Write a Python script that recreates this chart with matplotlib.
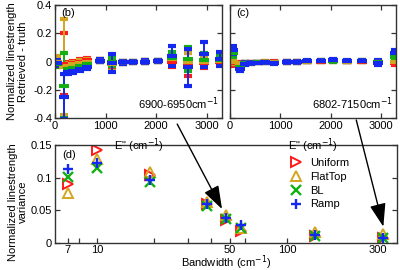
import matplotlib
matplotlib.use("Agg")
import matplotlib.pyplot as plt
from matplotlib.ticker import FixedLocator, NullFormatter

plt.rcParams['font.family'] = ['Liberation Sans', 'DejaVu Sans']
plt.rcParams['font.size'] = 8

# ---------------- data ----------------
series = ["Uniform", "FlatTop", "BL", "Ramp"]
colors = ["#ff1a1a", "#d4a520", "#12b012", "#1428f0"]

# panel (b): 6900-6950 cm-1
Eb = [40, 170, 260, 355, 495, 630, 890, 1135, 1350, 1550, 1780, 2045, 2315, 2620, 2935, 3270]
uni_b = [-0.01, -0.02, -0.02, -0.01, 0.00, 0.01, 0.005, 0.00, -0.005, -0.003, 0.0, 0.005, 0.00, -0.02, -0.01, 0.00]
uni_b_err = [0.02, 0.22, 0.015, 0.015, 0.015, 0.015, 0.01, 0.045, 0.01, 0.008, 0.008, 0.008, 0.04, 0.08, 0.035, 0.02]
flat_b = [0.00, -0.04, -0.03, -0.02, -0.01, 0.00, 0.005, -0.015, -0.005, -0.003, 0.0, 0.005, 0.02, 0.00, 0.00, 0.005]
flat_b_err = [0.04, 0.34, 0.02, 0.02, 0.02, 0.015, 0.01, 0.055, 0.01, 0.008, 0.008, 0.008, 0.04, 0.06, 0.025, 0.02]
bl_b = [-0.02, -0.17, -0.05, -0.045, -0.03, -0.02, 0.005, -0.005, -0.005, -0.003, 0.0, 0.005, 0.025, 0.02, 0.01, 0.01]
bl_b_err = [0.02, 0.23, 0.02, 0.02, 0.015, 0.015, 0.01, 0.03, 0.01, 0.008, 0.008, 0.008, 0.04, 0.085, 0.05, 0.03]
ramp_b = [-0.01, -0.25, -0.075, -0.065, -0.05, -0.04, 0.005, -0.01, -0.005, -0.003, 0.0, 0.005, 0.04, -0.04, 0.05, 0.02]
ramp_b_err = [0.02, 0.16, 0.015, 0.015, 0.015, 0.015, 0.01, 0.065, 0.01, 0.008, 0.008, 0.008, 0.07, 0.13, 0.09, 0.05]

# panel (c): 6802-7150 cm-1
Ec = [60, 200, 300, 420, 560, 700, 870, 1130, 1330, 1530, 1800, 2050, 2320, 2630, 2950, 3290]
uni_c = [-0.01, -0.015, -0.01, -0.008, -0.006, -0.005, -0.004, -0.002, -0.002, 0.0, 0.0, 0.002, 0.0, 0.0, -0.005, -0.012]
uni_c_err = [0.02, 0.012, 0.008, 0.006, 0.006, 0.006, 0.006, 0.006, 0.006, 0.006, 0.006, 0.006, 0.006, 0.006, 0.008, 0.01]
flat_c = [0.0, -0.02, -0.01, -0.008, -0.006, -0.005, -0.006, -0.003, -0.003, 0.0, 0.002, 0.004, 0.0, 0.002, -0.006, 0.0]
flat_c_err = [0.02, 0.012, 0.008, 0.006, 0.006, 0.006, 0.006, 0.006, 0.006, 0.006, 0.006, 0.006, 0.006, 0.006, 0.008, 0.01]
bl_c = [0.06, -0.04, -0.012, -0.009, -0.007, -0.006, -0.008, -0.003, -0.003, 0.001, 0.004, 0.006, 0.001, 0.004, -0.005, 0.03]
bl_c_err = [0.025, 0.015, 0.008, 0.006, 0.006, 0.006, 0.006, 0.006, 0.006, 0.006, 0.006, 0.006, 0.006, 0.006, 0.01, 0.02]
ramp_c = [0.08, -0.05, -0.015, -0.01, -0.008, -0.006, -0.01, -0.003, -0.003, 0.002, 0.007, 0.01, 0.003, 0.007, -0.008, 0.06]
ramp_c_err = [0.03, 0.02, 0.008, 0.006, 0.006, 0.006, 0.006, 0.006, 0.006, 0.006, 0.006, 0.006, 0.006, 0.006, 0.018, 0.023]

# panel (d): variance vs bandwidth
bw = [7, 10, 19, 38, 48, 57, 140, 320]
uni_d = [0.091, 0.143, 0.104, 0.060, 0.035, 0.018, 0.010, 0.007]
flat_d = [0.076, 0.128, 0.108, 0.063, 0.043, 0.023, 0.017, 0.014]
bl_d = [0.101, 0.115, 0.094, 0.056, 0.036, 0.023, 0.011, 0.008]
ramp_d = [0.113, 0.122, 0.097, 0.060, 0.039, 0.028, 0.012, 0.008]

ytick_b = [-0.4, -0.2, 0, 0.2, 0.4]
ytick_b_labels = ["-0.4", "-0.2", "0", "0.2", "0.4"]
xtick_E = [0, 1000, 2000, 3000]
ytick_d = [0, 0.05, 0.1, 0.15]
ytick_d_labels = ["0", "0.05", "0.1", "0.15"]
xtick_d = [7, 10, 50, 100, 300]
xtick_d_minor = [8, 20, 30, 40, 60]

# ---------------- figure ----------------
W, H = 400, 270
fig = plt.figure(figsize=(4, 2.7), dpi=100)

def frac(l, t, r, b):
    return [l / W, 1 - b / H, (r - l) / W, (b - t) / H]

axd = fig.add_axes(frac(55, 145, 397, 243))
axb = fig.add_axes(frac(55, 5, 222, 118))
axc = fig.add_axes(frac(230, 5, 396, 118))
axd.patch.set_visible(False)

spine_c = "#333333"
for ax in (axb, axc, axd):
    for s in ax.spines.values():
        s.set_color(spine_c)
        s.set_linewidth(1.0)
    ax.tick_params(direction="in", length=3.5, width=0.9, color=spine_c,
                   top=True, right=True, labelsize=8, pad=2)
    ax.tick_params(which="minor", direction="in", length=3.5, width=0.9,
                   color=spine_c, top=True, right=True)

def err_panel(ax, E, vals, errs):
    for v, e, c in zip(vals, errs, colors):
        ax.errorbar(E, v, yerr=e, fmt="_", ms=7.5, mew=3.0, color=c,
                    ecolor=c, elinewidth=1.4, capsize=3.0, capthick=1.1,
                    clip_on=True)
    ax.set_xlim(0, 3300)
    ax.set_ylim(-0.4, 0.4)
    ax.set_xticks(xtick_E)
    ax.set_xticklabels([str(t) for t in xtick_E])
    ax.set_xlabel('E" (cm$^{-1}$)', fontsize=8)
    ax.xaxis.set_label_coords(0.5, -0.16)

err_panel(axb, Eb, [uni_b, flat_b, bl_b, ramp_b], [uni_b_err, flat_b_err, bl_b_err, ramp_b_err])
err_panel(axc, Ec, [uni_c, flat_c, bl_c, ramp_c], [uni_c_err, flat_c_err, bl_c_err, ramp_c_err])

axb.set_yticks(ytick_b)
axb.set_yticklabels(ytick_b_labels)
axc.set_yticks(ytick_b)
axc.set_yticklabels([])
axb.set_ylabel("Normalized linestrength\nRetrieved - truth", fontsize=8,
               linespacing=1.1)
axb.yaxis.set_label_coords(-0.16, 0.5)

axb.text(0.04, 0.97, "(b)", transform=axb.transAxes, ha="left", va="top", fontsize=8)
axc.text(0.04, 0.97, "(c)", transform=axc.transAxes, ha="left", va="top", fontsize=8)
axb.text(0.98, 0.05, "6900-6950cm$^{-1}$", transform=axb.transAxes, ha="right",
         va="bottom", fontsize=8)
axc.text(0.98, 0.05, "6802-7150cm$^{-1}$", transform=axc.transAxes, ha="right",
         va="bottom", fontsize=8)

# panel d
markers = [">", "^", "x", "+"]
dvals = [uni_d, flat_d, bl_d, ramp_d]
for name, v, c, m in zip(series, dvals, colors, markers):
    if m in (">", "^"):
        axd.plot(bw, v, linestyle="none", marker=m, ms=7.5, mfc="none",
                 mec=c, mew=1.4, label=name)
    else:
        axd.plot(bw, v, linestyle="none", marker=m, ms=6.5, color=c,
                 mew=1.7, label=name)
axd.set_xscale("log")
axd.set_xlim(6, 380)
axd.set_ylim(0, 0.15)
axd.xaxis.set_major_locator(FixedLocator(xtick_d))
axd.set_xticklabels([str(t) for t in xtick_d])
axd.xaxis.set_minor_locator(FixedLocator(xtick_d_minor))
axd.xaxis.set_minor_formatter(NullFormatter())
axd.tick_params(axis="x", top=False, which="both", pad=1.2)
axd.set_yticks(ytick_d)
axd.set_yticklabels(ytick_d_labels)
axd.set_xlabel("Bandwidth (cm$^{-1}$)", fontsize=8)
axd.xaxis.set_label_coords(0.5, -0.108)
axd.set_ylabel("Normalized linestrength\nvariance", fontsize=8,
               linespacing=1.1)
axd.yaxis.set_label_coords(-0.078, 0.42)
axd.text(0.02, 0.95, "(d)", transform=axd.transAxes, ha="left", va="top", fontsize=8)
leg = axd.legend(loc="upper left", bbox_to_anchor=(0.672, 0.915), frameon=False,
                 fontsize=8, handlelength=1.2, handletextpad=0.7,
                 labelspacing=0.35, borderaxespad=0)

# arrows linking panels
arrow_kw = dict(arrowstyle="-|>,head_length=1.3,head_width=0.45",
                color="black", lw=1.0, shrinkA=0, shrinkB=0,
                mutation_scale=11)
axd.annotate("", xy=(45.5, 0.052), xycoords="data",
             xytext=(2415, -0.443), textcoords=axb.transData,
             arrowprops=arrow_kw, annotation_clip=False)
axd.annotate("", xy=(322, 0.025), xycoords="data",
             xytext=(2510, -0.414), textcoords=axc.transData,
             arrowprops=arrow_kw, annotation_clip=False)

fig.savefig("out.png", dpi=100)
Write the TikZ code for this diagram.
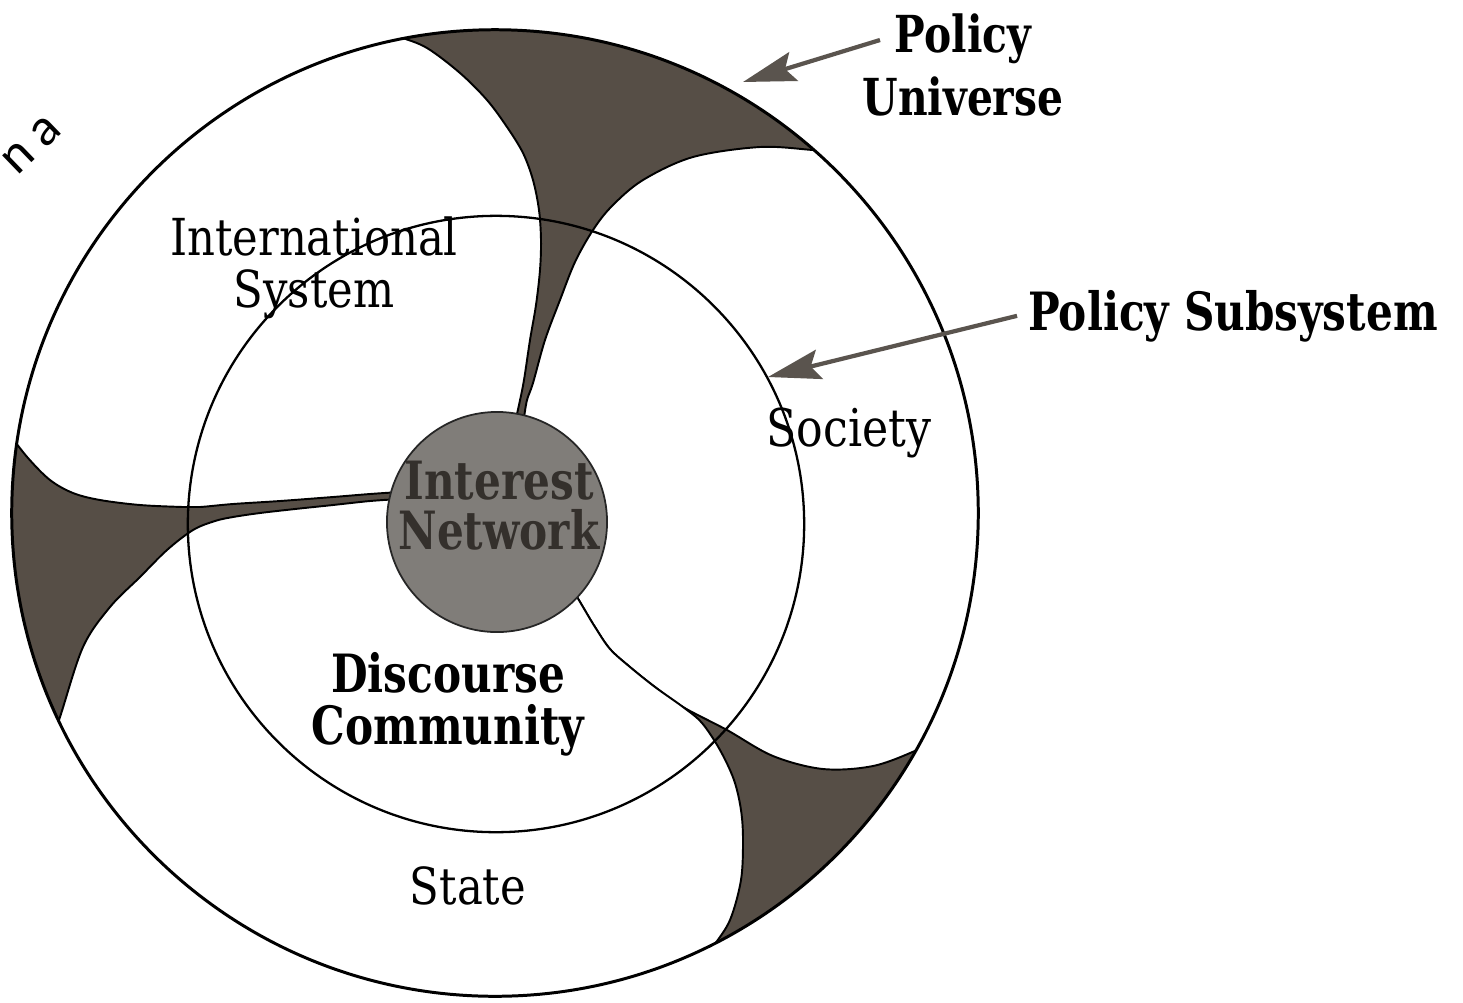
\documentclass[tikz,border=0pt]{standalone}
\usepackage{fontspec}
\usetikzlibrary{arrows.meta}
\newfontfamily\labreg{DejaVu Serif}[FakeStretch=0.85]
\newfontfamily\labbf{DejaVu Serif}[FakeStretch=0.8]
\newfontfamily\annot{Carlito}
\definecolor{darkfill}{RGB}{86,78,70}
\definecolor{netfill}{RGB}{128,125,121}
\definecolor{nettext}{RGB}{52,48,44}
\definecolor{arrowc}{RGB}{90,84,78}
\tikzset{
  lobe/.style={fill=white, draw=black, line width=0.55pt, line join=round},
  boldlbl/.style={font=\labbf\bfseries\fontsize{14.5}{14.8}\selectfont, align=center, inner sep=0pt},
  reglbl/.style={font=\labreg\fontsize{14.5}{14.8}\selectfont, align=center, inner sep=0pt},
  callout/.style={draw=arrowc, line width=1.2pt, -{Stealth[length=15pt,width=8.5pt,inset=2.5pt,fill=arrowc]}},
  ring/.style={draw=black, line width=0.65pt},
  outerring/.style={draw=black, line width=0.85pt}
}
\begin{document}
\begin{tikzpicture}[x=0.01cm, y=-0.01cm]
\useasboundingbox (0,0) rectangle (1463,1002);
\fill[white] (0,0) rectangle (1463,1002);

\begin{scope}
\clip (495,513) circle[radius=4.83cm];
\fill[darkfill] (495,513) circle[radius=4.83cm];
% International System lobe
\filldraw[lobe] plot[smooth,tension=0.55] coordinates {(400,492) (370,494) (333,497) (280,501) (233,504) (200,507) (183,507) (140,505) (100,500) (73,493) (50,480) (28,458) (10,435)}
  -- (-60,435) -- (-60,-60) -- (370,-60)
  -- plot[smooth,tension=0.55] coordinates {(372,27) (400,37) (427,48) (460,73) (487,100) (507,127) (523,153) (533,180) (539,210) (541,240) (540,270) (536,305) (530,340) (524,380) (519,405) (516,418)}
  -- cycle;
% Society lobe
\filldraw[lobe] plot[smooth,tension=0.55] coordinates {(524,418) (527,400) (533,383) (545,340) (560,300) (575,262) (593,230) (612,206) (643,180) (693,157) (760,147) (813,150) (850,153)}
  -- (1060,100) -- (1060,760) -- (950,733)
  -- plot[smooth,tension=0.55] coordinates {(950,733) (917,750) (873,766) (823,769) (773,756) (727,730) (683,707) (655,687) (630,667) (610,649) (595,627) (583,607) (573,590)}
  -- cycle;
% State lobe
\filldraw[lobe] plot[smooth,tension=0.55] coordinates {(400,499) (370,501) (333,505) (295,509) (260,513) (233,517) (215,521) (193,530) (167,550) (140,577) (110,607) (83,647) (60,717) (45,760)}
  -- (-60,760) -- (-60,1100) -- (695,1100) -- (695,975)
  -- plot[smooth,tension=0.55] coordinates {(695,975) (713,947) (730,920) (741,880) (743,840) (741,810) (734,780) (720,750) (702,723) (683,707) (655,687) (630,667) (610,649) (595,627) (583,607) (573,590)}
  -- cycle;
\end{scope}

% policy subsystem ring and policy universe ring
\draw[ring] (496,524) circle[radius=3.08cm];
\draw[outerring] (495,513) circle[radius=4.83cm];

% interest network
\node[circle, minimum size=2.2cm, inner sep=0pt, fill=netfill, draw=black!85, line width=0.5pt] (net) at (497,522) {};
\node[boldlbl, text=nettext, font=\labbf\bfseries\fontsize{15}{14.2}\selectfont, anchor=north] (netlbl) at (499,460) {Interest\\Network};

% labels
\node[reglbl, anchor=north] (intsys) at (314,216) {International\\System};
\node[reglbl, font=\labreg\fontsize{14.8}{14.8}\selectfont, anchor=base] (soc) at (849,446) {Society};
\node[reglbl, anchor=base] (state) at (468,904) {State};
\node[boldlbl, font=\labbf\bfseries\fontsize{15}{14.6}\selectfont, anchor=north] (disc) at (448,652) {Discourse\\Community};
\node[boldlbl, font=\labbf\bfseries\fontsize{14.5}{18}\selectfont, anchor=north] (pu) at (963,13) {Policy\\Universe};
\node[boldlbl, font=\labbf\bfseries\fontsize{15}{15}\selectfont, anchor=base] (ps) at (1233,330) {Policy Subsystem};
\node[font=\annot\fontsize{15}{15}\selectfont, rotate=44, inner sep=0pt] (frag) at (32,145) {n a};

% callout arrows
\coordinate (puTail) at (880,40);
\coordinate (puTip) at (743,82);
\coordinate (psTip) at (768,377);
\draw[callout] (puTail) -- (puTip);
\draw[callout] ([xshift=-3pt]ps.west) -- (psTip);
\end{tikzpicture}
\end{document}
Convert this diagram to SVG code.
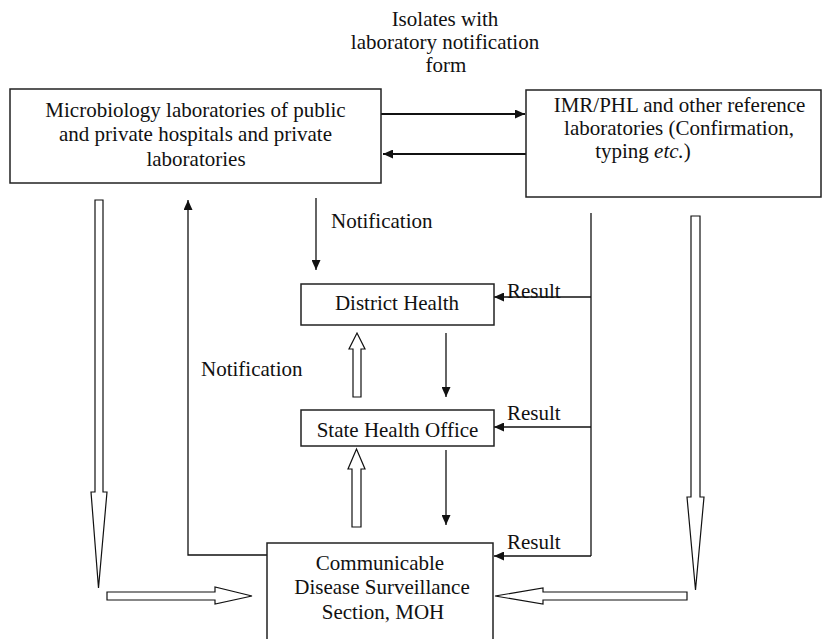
□ □ □ □ □
The problem - Leave out the pictures. Transcribe only the lines above, from the first through the one that contains "plt.rcParams['font.size'] = 8".

Task output -
Write a Python script that recreates this chart with matplotlib.
import matplotlib
matplotlib.use("Agg")
import matplotlib.pyplot as plt
from matplotlib.ticker import FixedLocator, NullFormatter

plt.rcParams['font.family'] = ['Liberation Sans', 'DejaVu Sans']
plt.rcParams['font.size'] = 8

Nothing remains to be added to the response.